┏━━
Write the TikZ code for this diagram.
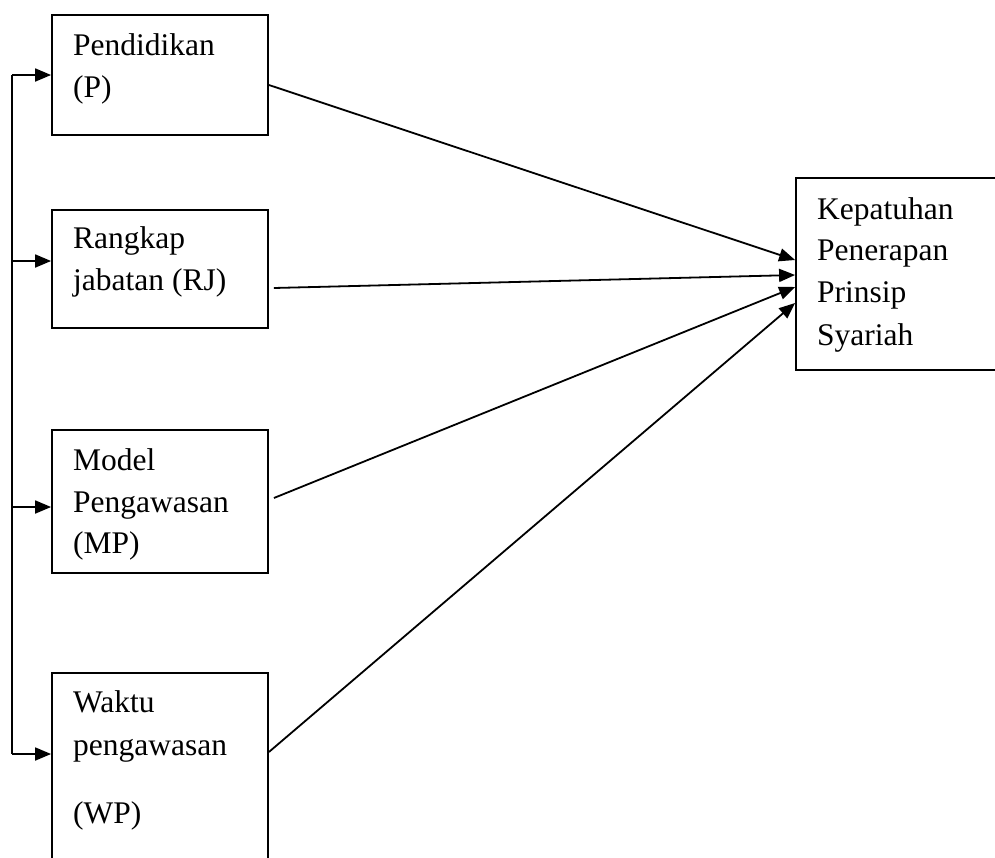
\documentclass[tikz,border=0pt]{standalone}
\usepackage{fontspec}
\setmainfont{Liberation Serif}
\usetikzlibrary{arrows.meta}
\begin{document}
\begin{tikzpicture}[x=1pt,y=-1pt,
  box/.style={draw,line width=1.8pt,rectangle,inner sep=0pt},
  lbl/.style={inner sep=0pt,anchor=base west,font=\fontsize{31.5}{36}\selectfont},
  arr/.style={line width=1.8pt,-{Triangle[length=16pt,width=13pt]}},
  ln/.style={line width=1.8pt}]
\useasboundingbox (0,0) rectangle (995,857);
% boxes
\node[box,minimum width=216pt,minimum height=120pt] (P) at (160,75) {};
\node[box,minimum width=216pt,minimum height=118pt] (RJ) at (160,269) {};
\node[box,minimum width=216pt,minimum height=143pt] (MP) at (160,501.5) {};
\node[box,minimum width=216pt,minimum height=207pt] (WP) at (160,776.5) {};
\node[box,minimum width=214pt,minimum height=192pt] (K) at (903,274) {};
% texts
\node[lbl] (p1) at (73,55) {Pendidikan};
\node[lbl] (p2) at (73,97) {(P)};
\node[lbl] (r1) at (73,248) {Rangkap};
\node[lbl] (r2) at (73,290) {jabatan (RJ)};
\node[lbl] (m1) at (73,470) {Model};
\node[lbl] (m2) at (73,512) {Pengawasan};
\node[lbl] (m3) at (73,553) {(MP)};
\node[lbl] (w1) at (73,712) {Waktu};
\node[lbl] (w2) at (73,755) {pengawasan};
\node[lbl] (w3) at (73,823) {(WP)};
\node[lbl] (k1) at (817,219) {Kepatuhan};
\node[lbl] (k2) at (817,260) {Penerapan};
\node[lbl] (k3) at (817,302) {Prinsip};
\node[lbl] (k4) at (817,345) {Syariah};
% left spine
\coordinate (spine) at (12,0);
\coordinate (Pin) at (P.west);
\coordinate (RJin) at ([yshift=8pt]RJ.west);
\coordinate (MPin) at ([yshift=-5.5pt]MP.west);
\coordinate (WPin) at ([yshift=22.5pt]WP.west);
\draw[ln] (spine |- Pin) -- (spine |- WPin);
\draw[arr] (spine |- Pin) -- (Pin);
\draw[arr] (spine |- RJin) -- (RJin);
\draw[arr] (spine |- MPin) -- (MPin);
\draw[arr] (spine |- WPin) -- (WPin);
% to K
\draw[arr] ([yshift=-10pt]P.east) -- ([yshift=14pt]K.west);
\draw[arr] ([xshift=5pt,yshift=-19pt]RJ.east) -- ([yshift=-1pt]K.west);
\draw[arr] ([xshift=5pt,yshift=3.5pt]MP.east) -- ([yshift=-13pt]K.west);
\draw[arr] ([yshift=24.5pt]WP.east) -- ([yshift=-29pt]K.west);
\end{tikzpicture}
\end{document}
┗━━
Go through the listing above and quote it exactly, apart from its images.

Write the TikZ code for this diagram.
\documentclass[tikz,border=0pt]{standalone}
\usepackage{fontspec}
\setmainfont{Liberation Serif}
\usetikzlibrary{arrows.meta}
\begin{document}
\begin{tikzpicture}[x=1pt,y=-1pt,
  box/.style={draw,line width=1.8pt,rectangle,inner sep=0pt},
  lbl/.style={inner sep=0pt,anchor=base west,font=\fontsize{31.5}{36}\selectfont},
  arr/.style={line width=1.8pt,-{Triangle[length=16pt,width=13pt]}},
  ln/.style={line width=1.8pt}]
\useasboundingbox (0,0) rectangle (995,857);
% boxes
\node[box,minimum width=216pt,minimum height=120pt] (P) at (160,75) {};
\node[box,minimum width=216pt,minimum height=118pt] (RJ) at (160,269) {};
\node[box,minimum width=216pt,minimum height=143pt] (MP) at (160,501.5) {};
\node[box,minimum width=216pt,minimum height=207pt] (WP) at (160,776.5) {};
\node[box,minimum width=214pt,minimum height=192pt] (K) at (903,274) {};
% texts
\node[lbl] (p1) at (73,55) {Pendidikan};
\node[lbl] (p2) at (73,97) {(P)};
\node[lbl] (r1) at (73,248) {Rangkap};
\node[lbl] (r2) at (73,290) {jabatan (RJ)};
\node[lbl] (m1) at (73,470) {Model};
\node[lbl] (m2) at (73,512) {Pengawasan};
\node[lbl] (m3) at (73,553) {(MP)};
\node[lbl] (w1) at (73,712) {Waktu};
\node[lbl] (w2) at (73,755) {pengawasan};
\node[lbl] (w3) at (73,823) {(WP)};
\node[lbl] (k1) at (817,219) {Kepatuhan};
\node[lbl] (k2) at (817,260) {Penerapan};
\node[lbl] (k3) at (817,302) {Prinsip};
\node[lbl] (k4) at (817,345) {Syariah};
% left spine
\coordinate (spine) at (12,0);
\coordinate (Pin) at (P.west);
\coordinate (RJin) at ([yshift=8pt]RJ.west);
\coordinate (MPin) at ([yshift=-5.5pt]MP.west);
\coordinate (WPin) at ([yshift=22.5pt]WP.west);
\draw[ln] (spine |- Pin) -- (spine |- WPin);
\draw[arr] (spine |- Pin) -- (Pin);
\draw[arr] (spine |- RJin) -- (RJin);
\draw[arr] (spine |- MPin) -- (MPin);
\draw[arr] (spine |- WPin) -- (WPin);
% to K
\draw[arr] ([yshift=-10pt]P.east) -- ([yshift=14pt]K.west);
\draw[arr] ([xshift=5pt,yshift=-19pt]RJ.east) -- ([yshift=-1pt]K.west);
\draw[arr] ([xshift=5pt,yshift=3.5pt]MP.east) -- ([yshift=-13pt]K.west);
\draw[arr] ([yshift=24.5pt]WP.east) -- ([yshift=-29pt]K.west);
\end{tikzpicture}
\end{document}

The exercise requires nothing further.